Parenting is hard. Possibly the most underrated sentence of the century – but it’s true. Parents have the task of raising children – teaching them right from wrong, how to tie their shoes, how to be a good sport, how to deal with heartbreak and everything in between. We also all know that children are sponges and begin soaking up lessons before we realize we’re even giving them.
While many children don’t remember the first few years of their lives, the moments and memories they do remember can stick with them into adulthood. Because of that, a parent’s behavior in the home can have a lasting impact on children, as preschoolers and beyond.
Parenting trends are just that – trends. Millennials are raising their children differently from their upbringing. New information and new technology have taught us that children between the ages of 2-5 should have no more than an hour of screen time each day.

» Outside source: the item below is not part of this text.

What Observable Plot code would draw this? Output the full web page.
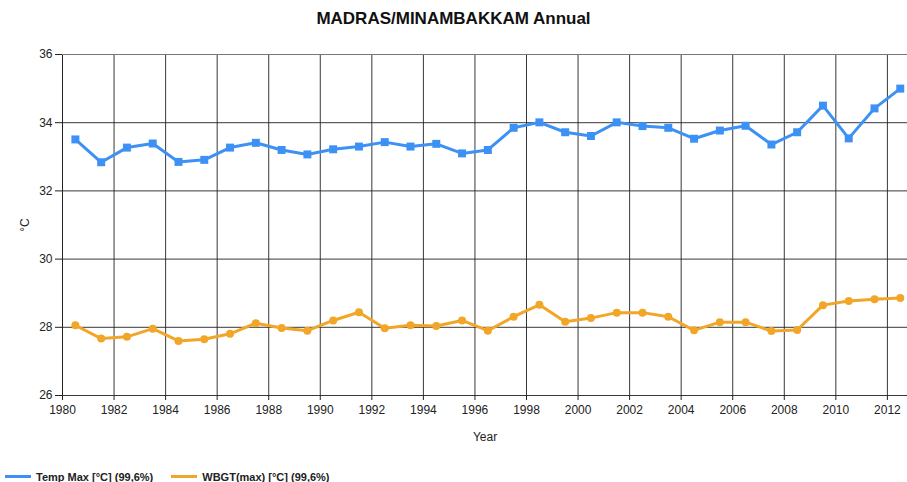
<!DOCTYPE html>
<html>
<head>
<meta charset="utf-8">
<script src="https://cdn.jsdelivr.net/npm/d3@7"></script>
<script src="https://cdn.jsdelivr.net/npm/@observablehq/plot@0.6"></script>
<style>
  html, body { margin: 0; padding: 0; background: #fff; }
  body { width: 907px; height: 482px; overflow: hidden; font-family: "Liberation Sans", Arial, sans-serif; }
  #title { height: 40px; line-height: 38px; text-align: center; font-weight: bold; font-size: 17px; color: #111; }
  #legend { display: flex; align-items: center; height: 27px; padding-left: 5px; padding-top: 8px; font-size: 11px; font-weight: bold; color: #222; }
  .sw { display: inline-block; width: 26px; height: 3px; margin-right: 5px; vertical-align: middle; }
  .item { display: flex; align-items: center; margin-right: 18px; }
</style>
</head>
<body>
<div id="title">MADRAS/MINAMBAKKAM Annual</div>
<div id="chart"></div>
<div id="legend"></div>
<script>
const years = d3.range(1980.5, 2013, 1);
const tempMax = [33.51, 32.84, 33.27, 33.39, 32.85, 32.91, 33.27, 33.41, 33.20, 33.07, 33.22, 33.30, 33.43, 33.30, 33.38,
                 33.10, 33.20, 33.85, 34.01, 33.72, 33.61, 34.01, 33.90, 33.85, 33.53, 33.77, 33.91, 33.36, 33.72, 34.50, 33.54, 34.42, 35.00];
const wbgtMax = [28.06, 27.67, 27.72, 27.96, 27.60, 27.65, 27.81, 28.12, 27.98, 27.90, 28.20, 28.44, 27.97, 28.06, 28.04,
                 28.20, 27.90, 28.31, 28.66, 28.16, 28.27, 28.43, 28.43, 28.31, 27.91, 28.15, 28.15, 27.89, 27.92, 28.65, 28.77, 28.82, 28.86];
const seriesNames = ["Temp Max [°C] (99,6%)", "WBGT(max) [°C] (99,6%)"];
const seriesColors = ["#3d91f5", "#f2a628"];
const xTicks = d3.range(1980, 2013, 2);
const yTicks = [26, 28, 30, 32, 34, 36];

const temp = years.map((y, i) => ({year: y, v: tempMax[i]}));
const wbgt = years.map((y, i) => ({year: y, v: wbgtMax[i]}));

const chart = Plot.plot({
  width: 907,
  height: 415,
  marginLeft: 62,
  marginRight: 0,
  marginTop: 14,
  marginBottom: 60,
  style: {fontFamily: "Liberation Sans, Arial, sans-serif", fontSize: "12px", color: "#222", background: "#fff"},
  x: {domain: [1980, 2012.78], ticks: xTicks, tickFormat: "d"},
  y: {domain: [26, 36], ticks: yTicks},
  marks: [
    Plot.gridX(xTicks, {stroke: "#222", strokeOpacity: 0.9, strokeWidth: 1}),
    Plot.gridY(yTicks, {stroke: "#222", strokeOpacity: 0.9, strokeWidth: 1}),
    Plot.ruleX([1980], {stroke: "#222"}),
    Plot.ruleY([36], {stroke: "#777"}),
    Plot.axisX({ticks: xTicks, tickFormat: "d", tickSize: 5, tickPadding: 5, label: "Year", labelAnchor: "center", labelArrow: "none", labelOffset: 45, fontSize: 12}),
    Plot.axisY({ticks: yTicks, tickSize: 7, tickPadding: 3, label: "°C", labelAnchor: "center", labelArrow: "none", labelOffset: 42, fontSize: 12}),
    Plot.line(temp, {x: "year", y: "v", stroke: seriesColors[0], strokeWidth: 3}),
    Plot.dot(temp, {x: "year", y: "v", symbol: "square", r: 4.5, fill: seriesColors[0], stroke: "none"}),
    Plot.line(wbgt, {x: "year", y: "v", stroke: seriesColors[1], strokeWidth: 3}),
    Plot.dot(wbgt, {x: "year", y: "v", symbol: "circle", r: 4, fill: seriesColors[1], stroke: "none"})
  ]
});
document.getElementById("chart").appendChild(chart);

const legend = document.getElementById("legend");
seriesNames.forEach((n, i) => {
  const it = document.createElement("span");
  it.className = "item";
  const sw = document.createElement("span");
  sw.className = "sw";
  sw.style.background = seriesColors[i];
  it.appendChild(sw);
  it.appendChild(document.createTextNode(n));
  legend.appendChild(it);
});
</script>
</body>
</html>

We’ve also learned that helicopter parenting, while it has its positives, can very negatively influence children.
But, while there is no magic formula for how to parent, a study featured in the New York Times found a “sweet spot.” Studies have found that the “optimal parent is one who is involved and responsive, who sets high expectations but respects her child’s autonomy.”
“Authoritative parents” have found the perfect place for parental involvement and generally raise children who do better “academically, psychologically and socially than children whose parents are either permissive and less involved, or controlling and more involved.”
Clear as mud, right? Maybe it’s time to remind everyone once again that parenting is hard. And while everyone has their own style, we have one key piece of information that can potentially help parents raise successful children – emotional support, beginning at an early age.
According to a study published in Child Development, babies and toddlers raised in a supportive and caring home did better on standardized tests in school and later obtaining higher education degrees. They also benefited socially and felt satisfied in romantic relationships.
“It seems like, at least in these early years, the parents’ role is to communicate with the child and let them know, ‘I’m here for you when you’re upset, when you need me. And when you don’t need me, I’m your cheerleader,'” says Lee Raby, a psychologist and postdoctoral researcher at the University of Delaware who led the study.
We may all still be trying to figure out what parenting style is right for our families and children, but in the mean time, we can offer the support our children need to lead successful lives.